> Written task
Copy down every line where the string "draw" shows up.

> Material
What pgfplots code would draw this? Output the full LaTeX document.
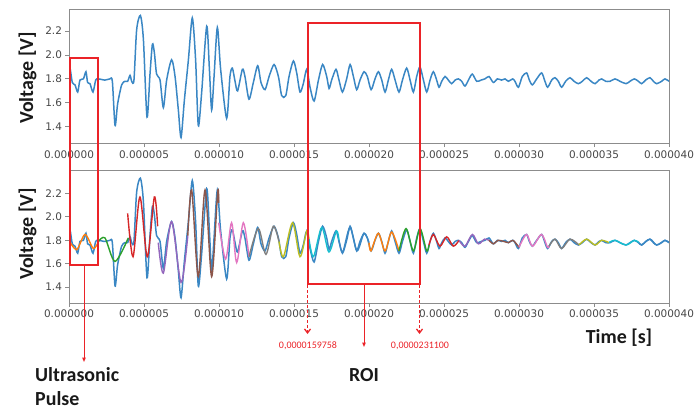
\documentclass[border=0pt]{standalone}
\usepackage{fontspec}
\setmainfont{Carlito}
\newfontfamily\tickfont{DejaVu Sans}
\usepackage{pgfplots}
\usepackage{pgfplotstable}
\pgfplotsset{compat=1.18}
\usetikzlibrary{arrows.meta}
\definecolor{C0}{HTML}{3A87C4}
\definecolor{C1}{HTML}{FF7F0E}
\definecolor{C2}{HTML}{2CA02C}
\definecolor{C3}{HTML}{D62728}
\definecolor{C4}{HTML}{9467BD}
\definecolor{C5}{HTML}{8C564B}
\definecolor{C6}{HTML}{E377C2}
\definecolor{C7}{HTML}{7F7F7F}
\definecolor{C8}{HTML}{BCBD22}
\definecolor{C9}{HTML}{17BECF}
\definecolor{roi}{RGB}{235,35,40}

\pgfplotstableread{
t v
0 1.85
0.07 1.89
0.22 1.77
0.40 1.75
0.58 1.69
0.73 1.79
0.96 1.80
1.13 1.86
1.24 1.77
1.40 1.76
1.60 1.69
1.78 1.79
1.96 1.80
2.40 1.79
2.73 1.80
2.89 1.78
3.07 1.41
3.24 1.59
3.51 1.75
3.73 1.78
3.91 1.78
4.07 1.83
4.18 1.78
4.33 1.79
4.51 2.21
4.76 2.33
4.96 2.13
5.20 1.48
5.40 1.84
5.56 2.09
5.69 2.02
5.84 1.84
6.07 1.79
6.29 1.56
6.51 1.79
6.84 1.96
7.07 1.82
7.29 1.54
7.47 1.31
7.69 1.62
7.96 1.96
8.22 2.31
8.44 1.96
8.62 1.41
8.84 1.68
9.18 2.24
9.36 1.88
9.51 1.54
9.67 1.82
9.89 2.23
10.11 1.88
10.51 1.47
10.73 1.82
10.89 1.89
11.07 1.78
11.24 1.70
11.56 1.88
11.73 1.82
12.00 1.63
12.29 1.77
12.58 1.91
12.80 1.77
13.07 1.71
13.34 1.82
13.67 1.92
13.96 1.82
14.18 1.66
14.45 1.66
14.67 1.82
14.96 1.95
15.18 1.85
15.40 1.69
15.62 1.76
15.85 1.88
16.07 1.73
16.34 1.615
16.63 1.79
16.91 1.92
17.18 1.82
17.34 1.72
17.51 1.79
17.80 1.88
18.00 1.79
18.23 1.69
18.51 1.80
18.74 1.92
18.96 1.82
19.18 1.71
19.40 1.79
19.67 1.86
19.89 1.82
20.14 1.71
20.40 1.80
20.63 1.86
20.85 1.79
21.07 1.69
21.29 1.79
21.51 1.88
21.74 1.79
22.00 1.69
22.23 1.79
22.51 1.89
22.74 1.79
22.96 1.69
23.18 1.82
23.40 1.90
23.63 1.79
23.85 1.69
24.07 1.79
24.29 1.86
24.51 1.79
24.67 1.73
24.85 1.78
25.07 1.82
25.29 1.79
25.51 1.76
25.74 1.79
25.96 1.80
26.18 1.78
26.40 1.74
26.67 1.80
26.89 1.84
27.18 1.78
27.47 1.79
27.73 1.80
28.00 1.82
28.29 1.77
28.56 1.80
28.84 1.79
29.07 1.80
29.29 1.78
29.58 1.80
29.73 1.78
29.96 1.73
30.22 1.82
30.51 1.85
30.69 1.79
30.89 1.75
31.18 1.80
31.51 1.85
31.73 1.78
31.91 1.73
32.18 1.79
32.40 1.81
32.62 1.78
32.84 1.73
33.11 1.78
33.40 1.81
33.67 1.78
33.96 1.76
34.22 1.78
34.51 1.81
34.80 1.78
35.07 1.76
35.33 1.79
35.51 1.80
35.78 1.78
36.07 1.78
36.40 1.80
36.73 1.78
37.13 1.76
37.40 1.78
37.69 1.80
37.96 1.78
38.18 1.76
38.44 1.79
38.73 1.81
38.96 1.78
39.18 1.76
39.51 1.78
39.73 1.80
40.00 1.78
}\sig

\pgfplotsset{myax/.style={
  scale only axis, width=600bp, anchor=north west,
  xmin=0, xmax=40,
  axis line style={black!45, line width=0.8bp},
  every tick/.style={black!45, line width=0.8bp},
  tick align=outside, major tick length=3.5bp,
  xtick pos=lower, ytick pos=left,
  xtick={0,5,10,15,20,25,30,35,40},
  xticklabels={0.000000,0.000005,0.000010,0.000015,0.000020,0.000025,0.000030,0.000035,0.000040},
  ytick={1.4,1.6,1.8,2.0,2.2},
  yticklabels={1.4,1.6,1.8,2.0,2.2},
  tick label style={font=\tickfont\fontsize{10.5}{12}\selectfont, text=black!72},
  sig/.style={C0, line width=1.5bp, smooth, tension=0.45},
  seg/.style={line width=1.4bp, smooth, tension=0.5},
}}

\begin{document}
\begin{tikzpicture}
\useasboundingbox (0,0) rectangle (694bp,-410bp);
\begin{axis}[myax, at={(69bp,-9.5bp)}, height=134bp, ymin=1.26, ymax=2.38]
\addplot[sig] table[x=t,y=v]{\sig};
\end{axis}
\begin{axis}[myax, at={(69bp,-170bp)}, height=133bp, ymin=1.265, ymax=2.40]
\addplot[sig] table[x=t,y=v]{\sig};
\addplot[seg, C1] coordinates {(0,1.80) (0.51,1.72) (1.07,1.85) (1.62,1.73) (1.97,1.79)};
\addplot[seg, C2] coordinates {(1.97,1.79) (2.4,1.82) (3.07,1.62) (3.95,1.82)};
\addplot[seg, C3] coordinates {(3.91,2.03) (4.27,1.66) (4.73,2.17) (5.22,1.66) (5.69,2.17) (5.91,1.92)};
\addplot[seg, C4] coordinates {(5.95,1.78) (6.29,1.52) (6.84,1.96) (7.47,1.44) (7.92,1.84)};
\addplot[seg, C5] coordinates {(7.92,1.84) (8.18,2.23) (8.62,1.49) (9.07,2.23) (9.51,1.49) (9.91,2.21) (9.98,2.12)};
\addplot[seg, C6] coordinates {(9.98,1.95) (10.44,1.64) (10.84,1.95) (11.18,1.61) (11.62,1.95) (12.0,1.66)};
\addplot[seg, C7] coordinates {(12.0,1.66) (12.62,1.90) (13.13,1.68) (13.62,1.92) (14.0,1.79)};
\addplot[seg, C8] coordinates {(14.0,1.79) (14.3,1.66) (14.9,1.95) (15.4,1.66) (15.85,1.88) (16.0,1.81)};
\addplot[seg, C9] coordinates {(16.0,1.81) (16.3,1.66) (16.85,1.91) (17.33,1.70) (17.83,1.88) (18.0,1.80)};
\addplot[seg, C0] coordinates {(18.0,1.80) (18.25,1.70) (18.73,1.91) (19.2,1.71) (19.67,1.86) (20.0,1.78)};
\addplot[seg, C1] coordinates {(20.0,1.78) (20.13,1.71) (20.62,1.86) (21.07,1.71) (21.51,1.87) (22.0,1.71)};
\addplot[seg, C2] coordinates {(22.0,1.71) (22.47,1.90) (22.96,1.71) (23.4,1.90) (23.84,1.71) (24.0,1.76)};
\addplot[seg, C3] coordinates {(24.0,1.76) (24.29,1.85) (24.73,1.75) (25.18,1.83) (25.62,1.75) (26.0,1.80)};
\addplot[seg, C4] coordinates {(26.0,1.80) (26.4,1.75) (26.89,1.85) (27.29,1.77) (27.7,1.81) (28.0,1.80)};
\addplot[seg, C5] coordinates {(28.0,1.80) (28.3,1.77) (28.6,1.80) (29.0,1.79) (29.3,1.78) (29.6,1.80) (30.0,1.74)};
\addplot[seg, C6] coordinates {(30.0,1.74) (30.5,1.85) (30.9,1.75) (31.5,1.85) (31.9,1.74) (32.0,1.75)};
\addplot[seg, C7] coordinates {(32.0,1.75) (32.4,1.81) (32.84,1.73) (33.4,1.81) (34.0,1.76)};
\addplot[seg, C8] coordinates {(34.0,1.76) (34.51,1.81) (35.07,1.76) (35.51,1.80) (36.0,1.78)};
\addplot[seg, C9] coordinates {(36.0,1.78) (36.4,1.80) (37.13,1.76) (37.69,1.80) (38.0,1.78)};
\addplot[seg, C0] coordinates {(38.0,1.78) (38.18,1.76) (38.73,1.81) (39.18,1.76) (39.73,1.80) (40.0,1.78)};
\end{axis}

% annotations
\draw[roi, line width=2bp] (69.5bp,-57.5bp) rectangle (97.5bp,-265bp);
\draw[roi, line width=2bp] (307.5bp,-23bp) rectangle (419.5bp,-284bp);
\draw[roi, line width=1bp, -{Triangle[length=4.5bp,width=3.5bp]}] (84bp,-265bp) -- (84bp,-362bp);
\draw[roi, line width=1bp, -{Triangle[length=4.5bp,width=3.5bp]}] (364bp,-284bp) -- (364bp,-347bp);
\draw[draw=roi, line width=1.3bp, dash pattern=on 3bp off 2bp, -{Straight Barb[length=4bp,width=6bp,color=roi]}] (307.5bp,-285bp) -- (307.5bp,-334bp);
\draw[draw=roi, line width=1.3bp, dash pattern=on 3bp off 2bp, -{Straight Barb[length=4bp,width=6bp,color=roi]}] (419.5bp,-285bp) -- (419.5bp,-334bp);

\node[rotate=90, font=\bfseries\fontsize{20}{24}\selectfont, text=black!90] at (27.5bp,-78bp) {Voltage [V]};
\node[rotate=90, font=\bfseries\fontsize{20}{24}\selectfont, text=black!90] at (27.5bp,-234bp) {Voltage [V]};
\node[font=\bfseries\fontsize{20}{24}\selectfont, text=black!90] at (619bp,-338bp) {Time [s]};
\node[anchor=west, inner sep=0pt, font=\bfseries\fontsize{20}{24}\selectfont, text=black!90] at (35bp,-375bp) {Ultrasonic};
\node[anchor=west, inner sep=0pt, font=\bfseries\fontsize{20}{24}\selectfont, text=black!90] at (35bp,-399bp) {Pulse};
\node[font=\bfseries\fontsize{20}{24}\selectfont, text=black!90] at (364bp,-375bp) {ROI};
\node[text=roi, font=\fontsize{10}{12}\selectfont] at (308bp,-346bp) {0,0000159758};
\node[text=roi, font=\fontsize{10}{12}\selectfont] at (420bp,-346bp) {0,0000231100};
\end{tikzpicture}
\end{document}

> Result of this task
What pgfplots code would draw this? Output the full LaTeX document.
\draw[roi, line width=2bp] (69.5bp,-57.5bp) rectangle (97.5bp,-265bp);
\draw[roi, line width=2bp] (307.5bp,-23bp) rectangle (419.5bp,-284bp);
\draw[roi, line width=1bp, -{Triangle[length=4.5bp,width=3.5bp]}] (84bp,-265bp) -- (84bp,-362bp);
\draw[roi, line width=1bp, -{Triangle[length=4.5bp,width=3.5bp]}] (364bp,-284bp) -- (364bp,-347bp);
\draw[draw=roi, line width=1.3bp, dash pattern=on 3bp off 2bp, -{Straight Barb[length=4bp,width=6bp,color=roi]}] (307.5bp,-285bp) -- (307.5bp,-334bp);
\draw[draw=roi, line width=1.3bp, dash pattern=on 3bp off 2bp, -{Straight Barb[length=4bp,width=6bp,color=roi]}] (419.5bp,-285bp) -- (419.5bp,-334bp);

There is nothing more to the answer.